Я закрываю глаза и не успеваю толком заснуть, как в комнате вновь возобновляется нескончаемый диалог…
А ещё по вечерам я страшно любил разглядывать папины безопасные бритвенные лезвия, которые он хранил в отдельной большой коробочке. Периодически они с мамой их доставали по вечерам – я тогда не понимал, зачем, я думал, что это такое развлечение: разглядывать такие красивые блестящие тонкие полоски стали, завёрнутые во всевозможные красивые бумажки. Позднее я догадался, что они это делали из-за нашей страшной и тотальной нищеты. И не только нашей семьи, но и всей долбаной социалистической родины. Потому что эти лезвия были страшным дефицитом. Пострашней, чем яйца! И мой папа, работая скромным секретным инженером в КБ Доллежаля, где все умники Советского Союза бились над изготовлением самой замечательной и передовой водородной бомбы, а он аккуратненько проводил эксперименты над различными образцами ядовитого ракетного топлива (ведь задача-то была не только залудить сотни водородных бомб для поголовного уничтожения всего человечества, но и доставить их ракетами на ту сторону земного шара), иногда имел «шикарную» возможность выклянчить у своего босса – даже не у Доллежаля, а у какого-то ср…ного начальника отдела – одну-две упаковки замечательных шведских лезвий, которыми Доллежаль в порыве партийной нежной заботы снабжал этого босса. О покупке лезвий в магазине не могло быть и речи! А тем более шведских! Брейся, сука позорная, опасной бритвой или ходи в парикмахерскую, если сам не умеешь! Мой папа старался быть интеллигентом и как-то стеснялся бриться опасной бритвой, с которой была куча возни, а упорно брился безопасным станком, но, увы, зато получал огромную проблему с доставанием лезвий. Вот он и клянчил периодически у своего босса, но тот же не мог ему одалживаться столь часто, как хотелось бы. Что бы подумал папин босс о моём папе? Что он бессовестный попрошайка? (Наверно, он так и думал.)
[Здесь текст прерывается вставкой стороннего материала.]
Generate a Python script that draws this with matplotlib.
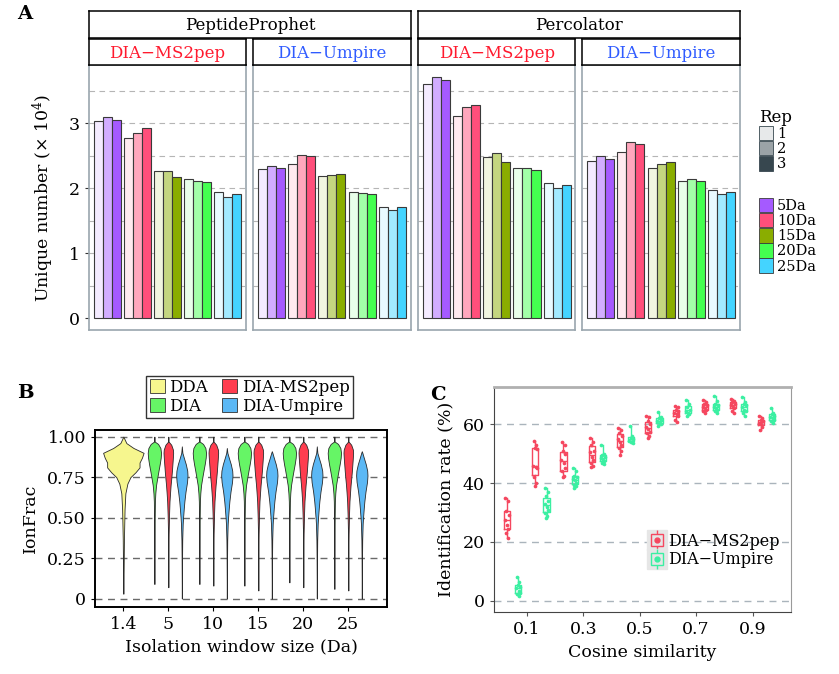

И вот папа с мамой, когда все новенькие лезвия, увы, подходили к концу, доставали ту самую дурацкую коробку и начинали внимательно разглядывать накопившиеся старые лезвия на предмет их затупленности – авось какие-либо затупились меньше и ими ещё можно попользоваться, пока дойдёт очередь до очередного выклянчивания новеньких лезвий у папиного начальства. Но я этого, малолетний придурок, тогда совершенно не понимал. Я наивно думал, что это такой акт любования неземной красотой и без колебания присоединялся к процессу. Папа с мамой переглядывались, мама говорила: «Ну вот, сейчас он опять порежется», – и на очередном лезвии, которое я неосторожно поворачивал в своих нежных пальчиках, я действительно резался об острый край… Я начинал орать и плакать, потому что на этом месте акт любования красотой сразу заканчивался, и меня сначала перевязывали, а потом увлекали спать.
В конце концов, папина работа у лауреата Ленинской премии Доллежаля добром не кончилась. И хотя сам Доллежаль сладко спал, хорошо кушал и умер в глубокой старости в окружении всеобщей скорби, мой папа заработал на тех самых испытаниях рак и скончался в страшных мучениях, так и не дождавшись хоть какого-то слова благодарности от замечательного лауреата Ленинской премии, не говоря уж об иных прочих умниках, светилах и руководителях партии и правительства.